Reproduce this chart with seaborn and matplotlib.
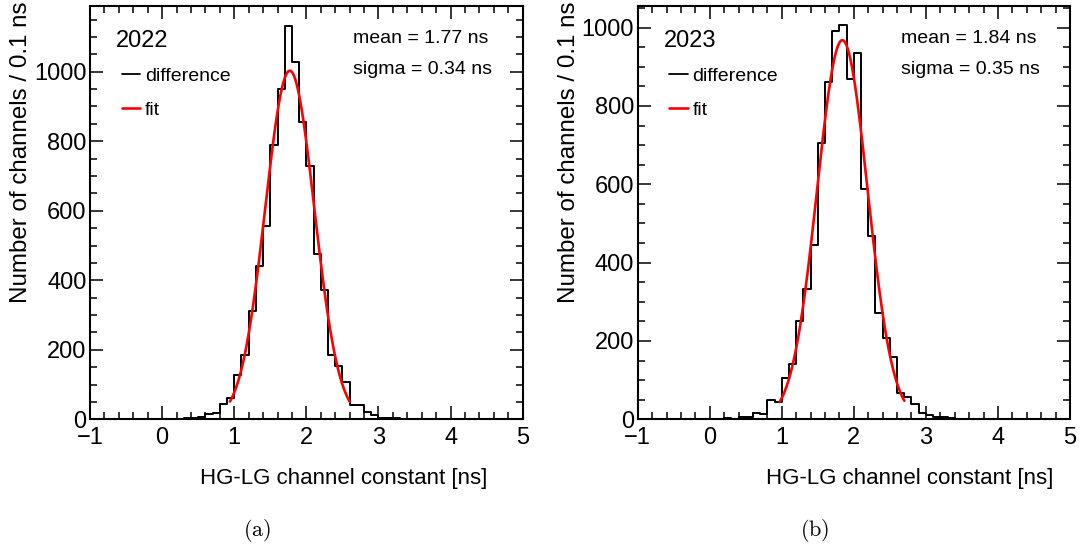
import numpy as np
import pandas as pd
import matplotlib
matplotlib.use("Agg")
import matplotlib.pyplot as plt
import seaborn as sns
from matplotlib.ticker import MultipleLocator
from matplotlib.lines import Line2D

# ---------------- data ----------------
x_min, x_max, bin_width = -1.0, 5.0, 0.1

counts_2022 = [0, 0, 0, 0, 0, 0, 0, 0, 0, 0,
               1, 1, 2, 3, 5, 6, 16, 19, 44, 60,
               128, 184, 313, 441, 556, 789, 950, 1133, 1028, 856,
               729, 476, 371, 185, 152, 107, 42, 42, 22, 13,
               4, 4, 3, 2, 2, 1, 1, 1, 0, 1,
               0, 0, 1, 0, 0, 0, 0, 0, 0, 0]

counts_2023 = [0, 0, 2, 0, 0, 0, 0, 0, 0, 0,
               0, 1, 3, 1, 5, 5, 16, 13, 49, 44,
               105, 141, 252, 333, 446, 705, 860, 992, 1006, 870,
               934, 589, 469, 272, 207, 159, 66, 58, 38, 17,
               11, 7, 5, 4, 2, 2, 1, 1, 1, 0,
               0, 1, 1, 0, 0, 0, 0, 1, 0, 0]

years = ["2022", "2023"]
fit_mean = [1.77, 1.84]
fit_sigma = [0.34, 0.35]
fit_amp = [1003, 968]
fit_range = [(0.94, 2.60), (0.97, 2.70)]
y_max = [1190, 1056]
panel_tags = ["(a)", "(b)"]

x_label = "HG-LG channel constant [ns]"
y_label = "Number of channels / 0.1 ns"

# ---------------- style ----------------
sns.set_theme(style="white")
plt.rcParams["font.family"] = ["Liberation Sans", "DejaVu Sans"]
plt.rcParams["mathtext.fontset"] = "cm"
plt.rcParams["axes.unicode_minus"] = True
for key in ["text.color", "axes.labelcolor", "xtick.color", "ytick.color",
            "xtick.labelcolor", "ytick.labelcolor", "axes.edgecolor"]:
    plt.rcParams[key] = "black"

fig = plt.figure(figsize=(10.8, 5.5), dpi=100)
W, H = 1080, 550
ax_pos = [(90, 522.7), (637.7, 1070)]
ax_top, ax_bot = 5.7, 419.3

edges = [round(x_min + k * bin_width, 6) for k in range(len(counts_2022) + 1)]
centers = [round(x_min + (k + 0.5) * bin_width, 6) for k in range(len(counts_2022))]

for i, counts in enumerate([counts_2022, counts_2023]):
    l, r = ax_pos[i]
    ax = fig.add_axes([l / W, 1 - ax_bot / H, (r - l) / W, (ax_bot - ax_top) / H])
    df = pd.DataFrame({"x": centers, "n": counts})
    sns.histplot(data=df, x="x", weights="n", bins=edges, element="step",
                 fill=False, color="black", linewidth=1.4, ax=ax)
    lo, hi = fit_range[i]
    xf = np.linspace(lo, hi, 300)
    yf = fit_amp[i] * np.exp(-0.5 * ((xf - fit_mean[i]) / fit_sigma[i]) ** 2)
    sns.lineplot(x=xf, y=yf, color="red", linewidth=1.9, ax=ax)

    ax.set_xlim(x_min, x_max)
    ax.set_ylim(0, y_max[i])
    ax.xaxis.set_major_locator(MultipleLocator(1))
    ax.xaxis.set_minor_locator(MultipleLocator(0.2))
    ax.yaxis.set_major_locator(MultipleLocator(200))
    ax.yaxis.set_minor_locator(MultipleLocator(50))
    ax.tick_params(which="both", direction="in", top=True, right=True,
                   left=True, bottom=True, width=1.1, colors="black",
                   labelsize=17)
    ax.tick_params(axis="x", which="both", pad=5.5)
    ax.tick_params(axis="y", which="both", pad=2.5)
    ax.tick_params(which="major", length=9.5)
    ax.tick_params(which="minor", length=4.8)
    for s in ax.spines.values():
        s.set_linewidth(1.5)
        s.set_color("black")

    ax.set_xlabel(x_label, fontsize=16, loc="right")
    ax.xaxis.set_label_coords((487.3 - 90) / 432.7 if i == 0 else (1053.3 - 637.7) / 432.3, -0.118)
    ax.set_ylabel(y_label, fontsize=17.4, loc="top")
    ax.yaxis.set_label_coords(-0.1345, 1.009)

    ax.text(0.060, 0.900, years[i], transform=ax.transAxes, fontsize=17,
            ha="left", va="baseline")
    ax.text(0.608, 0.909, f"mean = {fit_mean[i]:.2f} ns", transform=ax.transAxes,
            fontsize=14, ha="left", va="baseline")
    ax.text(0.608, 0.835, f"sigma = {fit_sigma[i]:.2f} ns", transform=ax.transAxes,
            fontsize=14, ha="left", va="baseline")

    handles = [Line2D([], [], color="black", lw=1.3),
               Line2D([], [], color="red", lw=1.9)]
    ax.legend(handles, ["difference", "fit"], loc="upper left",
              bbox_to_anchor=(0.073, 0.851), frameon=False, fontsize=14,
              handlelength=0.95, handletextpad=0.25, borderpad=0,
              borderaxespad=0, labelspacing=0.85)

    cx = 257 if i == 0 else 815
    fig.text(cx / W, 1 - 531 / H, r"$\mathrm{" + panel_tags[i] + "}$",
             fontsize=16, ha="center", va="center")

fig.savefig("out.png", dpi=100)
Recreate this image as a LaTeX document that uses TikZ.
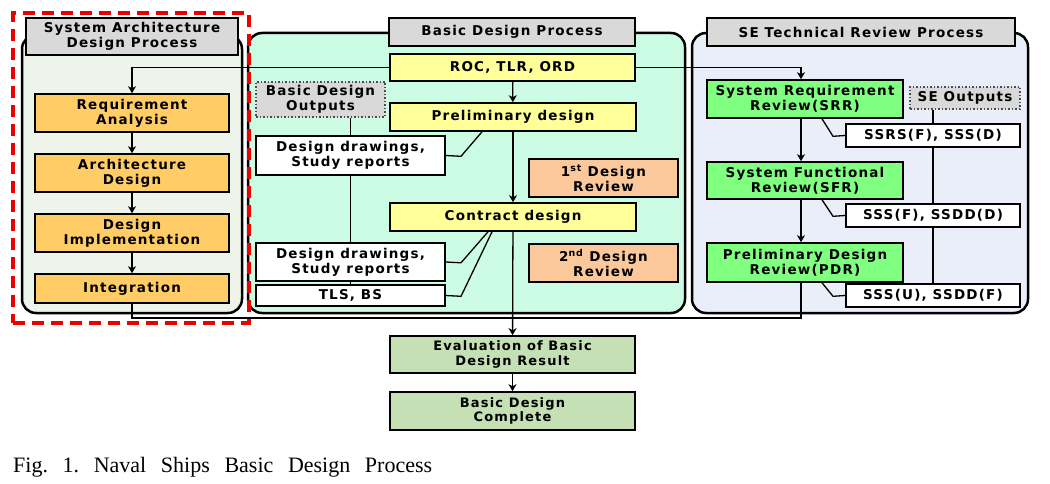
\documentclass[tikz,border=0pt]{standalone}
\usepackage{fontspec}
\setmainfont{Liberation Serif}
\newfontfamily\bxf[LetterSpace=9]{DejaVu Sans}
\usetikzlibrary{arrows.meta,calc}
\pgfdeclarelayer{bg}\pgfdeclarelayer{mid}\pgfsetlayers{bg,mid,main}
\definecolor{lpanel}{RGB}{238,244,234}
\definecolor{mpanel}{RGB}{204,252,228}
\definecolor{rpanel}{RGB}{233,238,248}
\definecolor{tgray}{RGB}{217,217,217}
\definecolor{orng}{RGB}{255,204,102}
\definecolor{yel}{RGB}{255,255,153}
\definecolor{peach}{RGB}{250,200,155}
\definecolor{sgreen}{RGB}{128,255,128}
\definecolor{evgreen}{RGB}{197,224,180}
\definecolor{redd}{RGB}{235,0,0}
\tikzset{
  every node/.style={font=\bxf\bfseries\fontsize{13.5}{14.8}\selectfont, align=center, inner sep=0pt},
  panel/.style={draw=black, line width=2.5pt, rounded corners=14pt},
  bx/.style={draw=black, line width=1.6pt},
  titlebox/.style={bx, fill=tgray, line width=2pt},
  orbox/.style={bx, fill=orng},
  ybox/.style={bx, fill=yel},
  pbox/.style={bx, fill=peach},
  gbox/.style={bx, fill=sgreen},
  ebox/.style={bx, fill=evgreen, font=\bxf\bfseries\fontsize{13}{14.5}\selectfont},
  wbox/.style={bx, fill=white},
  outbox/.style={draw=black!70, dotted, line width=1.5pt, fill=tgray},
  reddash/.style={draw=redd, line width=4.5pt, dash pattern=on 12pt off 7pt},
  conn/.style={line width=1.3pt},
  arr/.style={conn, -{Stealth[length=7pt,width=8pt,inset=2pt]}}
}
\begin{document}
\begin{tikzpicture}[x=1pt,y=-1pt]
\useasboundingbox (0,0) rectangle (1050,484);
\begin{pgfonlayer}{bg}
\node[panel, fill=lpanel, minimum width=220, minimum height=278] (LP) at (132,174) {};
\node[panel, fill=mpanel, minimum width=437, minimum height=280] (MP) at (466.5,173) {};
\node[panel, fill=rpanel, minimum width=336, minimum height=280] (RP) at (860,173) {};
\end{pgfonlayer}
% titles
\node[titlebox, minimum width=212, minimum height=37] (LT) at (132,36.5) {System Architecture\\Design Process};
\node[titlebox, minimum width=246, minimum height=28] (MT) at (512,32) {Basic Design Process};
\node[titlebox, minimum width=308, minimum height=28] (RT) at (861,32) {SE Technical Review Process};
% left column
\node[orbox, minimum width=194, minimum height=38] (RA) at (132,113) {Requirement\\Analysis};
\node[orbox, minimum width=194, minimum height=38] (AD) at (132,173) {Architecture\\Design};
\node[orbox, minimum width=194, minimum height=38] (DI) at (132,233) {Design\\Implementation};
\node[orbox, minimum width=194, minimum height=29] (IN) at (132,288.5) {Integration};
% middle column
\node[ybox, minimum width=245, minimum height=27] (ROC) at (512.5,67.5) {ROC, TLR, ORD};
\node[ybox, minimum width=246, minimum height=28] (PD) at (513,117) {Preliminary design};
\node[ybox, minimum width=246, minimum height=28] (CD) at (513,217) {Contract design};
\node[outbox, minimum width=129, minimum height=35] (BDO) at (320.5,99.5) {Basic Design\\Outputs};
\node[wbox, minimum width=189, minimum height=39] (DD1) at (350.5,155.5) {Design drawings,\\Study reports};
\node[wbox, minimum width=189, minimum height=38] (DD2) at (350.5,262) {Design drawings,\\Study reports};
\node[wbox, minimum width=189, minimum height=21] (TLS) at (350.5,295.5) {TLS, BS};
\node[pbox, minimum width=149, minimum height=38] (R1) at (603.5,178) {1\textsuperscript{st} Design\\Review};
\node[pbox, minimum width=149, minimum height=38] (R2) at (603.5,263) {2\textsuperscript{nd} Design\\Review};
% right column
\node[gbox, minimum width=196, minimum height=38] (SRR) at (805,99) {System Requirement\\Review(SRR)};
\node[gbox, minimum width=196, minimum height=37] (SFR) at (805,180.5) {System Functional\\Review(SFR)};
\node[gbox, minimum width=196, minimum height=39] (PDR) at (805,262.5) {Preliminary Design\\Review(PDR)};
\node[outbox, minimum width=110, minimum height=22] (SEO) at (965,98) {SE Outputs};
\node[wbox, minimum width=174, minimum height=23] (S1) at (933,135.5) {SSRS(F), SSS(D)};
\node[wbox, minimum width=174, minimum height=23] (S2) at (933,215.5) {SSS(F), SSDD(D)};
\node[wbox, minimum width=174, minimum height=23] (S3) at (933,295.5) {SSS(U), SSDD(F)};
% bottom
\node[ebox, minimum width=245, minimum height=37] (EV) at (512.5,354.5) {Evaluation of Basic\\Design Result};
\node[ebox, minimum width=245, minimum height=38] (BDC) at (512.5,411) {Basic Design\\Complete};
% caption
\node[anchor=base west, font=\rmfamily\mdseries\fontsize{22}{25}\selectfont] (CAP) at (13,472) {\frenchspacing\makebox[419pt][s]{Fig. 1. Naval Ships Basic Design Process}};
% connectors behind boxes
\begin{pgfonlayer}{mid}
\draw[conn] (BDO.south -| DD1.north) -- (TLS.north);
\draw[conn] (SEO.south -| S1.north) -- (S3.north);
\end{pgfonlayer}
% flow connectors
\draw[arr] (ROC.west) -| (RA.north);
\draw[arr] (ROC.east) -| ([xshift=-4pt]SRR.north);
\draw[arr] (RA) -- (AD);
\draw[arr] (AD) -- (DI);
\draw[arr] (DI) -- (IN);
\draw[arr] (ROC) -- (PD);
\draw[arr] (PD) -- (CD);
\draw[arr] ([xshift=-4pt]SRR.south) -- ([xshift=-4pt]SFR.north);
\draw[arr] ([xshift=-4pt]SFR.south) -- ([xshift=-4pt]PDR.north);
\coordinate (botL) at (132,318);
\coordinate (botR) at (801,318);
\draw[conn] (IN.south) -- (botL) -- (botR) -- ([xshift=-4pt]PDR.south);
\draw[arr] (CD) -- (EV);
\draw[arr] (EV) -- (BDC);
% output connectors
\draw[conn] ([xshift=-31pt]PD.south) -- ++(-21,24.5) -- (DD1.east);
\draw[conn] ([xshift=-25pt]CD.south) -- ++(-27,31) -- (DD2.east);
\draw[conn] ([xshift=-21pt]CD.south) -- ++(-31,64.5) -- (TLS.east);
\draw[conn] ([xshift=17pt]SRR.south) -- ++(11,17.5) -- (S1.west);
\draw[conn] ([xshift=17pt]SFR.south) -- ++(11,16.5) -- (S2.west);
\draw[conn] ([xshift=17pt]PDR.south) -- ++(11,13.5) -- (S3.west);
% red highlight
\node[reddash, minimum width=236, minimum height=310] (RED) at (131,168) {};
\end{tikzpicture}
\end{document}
---
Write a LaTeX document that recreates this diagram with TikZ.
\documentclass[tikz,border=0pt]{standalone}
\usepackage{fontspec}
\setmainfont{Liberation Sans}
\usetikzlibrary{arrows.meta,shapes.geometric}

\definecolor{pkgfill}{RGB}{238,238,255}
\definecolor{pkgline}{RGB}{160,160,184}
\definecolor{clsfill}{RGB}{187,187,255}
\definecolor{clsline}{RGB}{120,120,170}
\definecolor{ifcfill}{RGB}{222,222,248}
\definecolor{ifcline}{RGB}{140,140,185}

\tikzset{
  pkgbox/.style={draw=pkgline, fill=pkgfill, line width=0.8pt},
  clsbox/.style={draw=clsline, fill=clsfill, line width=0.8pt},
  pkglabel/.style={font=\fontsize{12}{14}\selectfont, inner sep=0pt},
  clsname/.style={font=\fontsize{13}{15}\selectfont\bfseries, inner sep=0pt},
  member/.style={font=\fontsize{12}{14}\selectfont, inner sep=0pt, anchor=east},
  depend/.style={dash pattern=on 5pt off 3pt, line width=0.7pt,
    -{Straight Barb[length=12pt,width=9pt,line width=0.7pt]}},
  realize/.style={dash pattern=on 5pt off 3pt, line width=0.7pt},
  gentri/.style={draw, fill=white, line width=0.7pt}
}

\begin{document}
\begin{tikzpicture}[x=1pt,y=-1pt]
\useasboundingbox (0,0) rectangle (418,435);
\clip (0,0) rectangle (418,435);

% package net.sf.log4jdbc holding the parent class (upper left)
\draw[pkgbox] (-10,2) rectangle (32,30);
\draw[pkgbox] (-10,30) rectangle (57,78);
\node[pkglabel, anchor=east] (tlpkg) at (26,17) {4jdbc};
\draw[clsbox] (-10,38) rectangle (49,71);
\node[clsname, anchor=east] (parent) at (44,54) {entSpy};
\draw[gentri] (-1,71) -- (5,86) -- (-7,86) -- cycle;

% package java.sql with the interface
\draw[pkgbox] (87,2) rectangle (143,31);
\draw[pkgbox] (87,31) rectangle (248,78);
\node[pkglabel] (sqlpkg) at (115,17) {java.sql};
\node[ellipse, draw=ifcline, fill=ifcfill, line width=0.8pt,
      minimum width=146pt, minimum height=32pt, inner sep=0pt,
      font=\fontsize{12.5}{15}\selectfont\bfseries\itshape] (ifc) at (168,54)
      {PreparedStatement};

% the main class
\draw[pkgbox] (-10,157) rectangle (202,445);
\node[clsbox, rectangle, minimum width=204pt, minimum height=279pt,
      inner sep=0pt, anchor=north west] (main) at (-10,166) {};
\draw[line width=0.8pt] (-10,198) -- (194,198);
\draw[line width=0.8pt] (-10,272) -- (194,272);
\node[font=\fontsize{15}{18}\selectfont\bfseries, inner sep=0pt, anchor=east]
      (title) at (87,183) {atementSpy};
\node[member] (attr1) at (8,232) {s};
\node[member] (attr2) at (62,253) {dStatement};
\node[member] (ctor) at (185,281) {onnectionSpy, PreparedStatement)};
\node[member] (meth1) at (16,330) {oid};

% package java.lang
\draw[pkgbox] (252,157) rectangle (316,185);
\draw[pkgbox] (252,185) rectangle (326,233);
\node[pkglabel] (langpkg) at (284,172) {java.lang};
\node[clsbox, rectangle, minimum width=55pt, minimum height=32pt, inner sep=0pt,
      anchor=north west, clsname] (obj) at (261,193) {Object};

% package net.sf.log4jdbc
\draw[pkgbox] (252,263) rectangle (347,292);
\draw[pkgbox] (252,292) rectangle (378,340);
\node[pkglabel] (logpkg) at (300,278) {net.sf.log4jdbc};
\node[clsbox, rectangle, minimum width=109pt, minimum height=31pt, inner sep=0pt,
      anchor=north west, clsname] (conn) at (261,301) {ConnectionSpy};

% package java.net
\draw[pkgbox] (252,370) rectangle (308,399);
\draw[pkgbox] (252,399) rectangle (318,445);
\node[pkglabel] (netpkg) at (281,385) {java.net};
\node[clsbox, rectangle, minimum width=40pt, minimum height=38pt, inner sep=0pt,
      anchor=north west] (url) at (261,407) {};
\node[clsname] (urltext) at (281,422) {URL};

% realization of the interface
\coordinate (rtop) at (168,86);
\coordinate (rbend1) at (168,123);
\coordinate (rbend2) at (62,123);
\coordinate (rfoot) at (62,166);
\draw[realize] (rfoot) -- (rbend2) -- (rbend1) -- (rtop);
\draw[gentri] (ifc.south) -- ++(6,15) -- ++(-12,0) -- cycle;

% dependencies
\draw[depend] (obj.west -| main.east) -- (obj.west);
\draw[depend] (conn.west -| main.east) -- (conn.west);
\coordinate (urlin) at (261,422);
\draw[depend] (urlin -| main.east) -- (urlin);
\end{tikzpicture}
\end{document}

- [What is being asked]
Reproduce the lines above starting at the one with "Reproduce this chart" and ending at the one with "ax_top, ax_bot = 5.7, 419.3", both included, exactly and with no pictures.

- [Solution to this task]
Reproduce this chart with seaborn and matplotlib.
import numpy as np
import pandas as pd
import matplotlib
matplotlib.use("Agg")
import matplotlib.pyplot as plt
import seaborn as sns
from matplotlib.ticker import MultipleLocator
from matplotlib.lines import Line2D

# ---------------- data ----------------
x_min, x_max, bin_width = -1.0, 5.0, 0.1

counts_2022 = [0, 0, 0, 0, 0, 0, 0, 0, 0, 0,
               1, 1, 2, 3, 5, 6, 16, 19, 44, 60,
               128, 184, 313, 441, 556, 789, 950, 1133, 1028, 856,
               729, 476, 371, 185, 152, 107, 42, 42, 22, 13,
               4, 4, 3, 2, 2, 1, 1, 1, 0, 1,
               0, 0, 1, 0, 0, 0, 0, 0, 0, 0]

counts_2023 = [0, 0, 2, 0, 0, 0, 0, 0, 0, 0,
               0, 1, 3, 1, 5, 5, 16, 13, 49, 44,
               105, 141, 252, 333, 446, 705, 860, 992, 1006, 870,
               934, 589, 469, 272, 207, 159, 66, 58, 38, 17,
               11, 7, 5, 4, 2, 2, 1, 1, 1, 0,
               0, 1, 1, 0, 0, 0, 0, 1, 0, 0]

years = ["2022", "2023"]
fit_mean = [1.77, 1.84]
fit_sigma = [0.34, 0.35]
fit_amp = [1003, 968]
fit_range = [(0.94, 2.60), (0.97, 2.70)]
y_max = [1190, 1056]
panel_tags = ["(a)", "(b)"]

x_label = "HG-LG channel constant [ns]"
y_label = "Number of channels / 0.1 ns"

# ---------------- style ----------------
sns.set_theme(style="white")
plt.rcParams["font.family"] = ["Liberation Sans", "DejaVu Sans"]
plt.rcParams["mathtext.fontset"] = "cm"
plt.rcParams["axes.unicode_minus"] = True
for key in ["text.color", "axes.labelcolor", "xtick.color", "ytick.color",
            "xtick.labelcolor", "ytick.labelcolor", "axes.edgecolor"]:
    plt.rcParams[key] = "black"

fig = plt.figure(figsize=(10.8, 5.5), dpi=100)
W, H = 1080, 550
ax_pos = [(90, 522.7), (637.7, 1070)]
ax_top, ax_bot = 5.7, 419.3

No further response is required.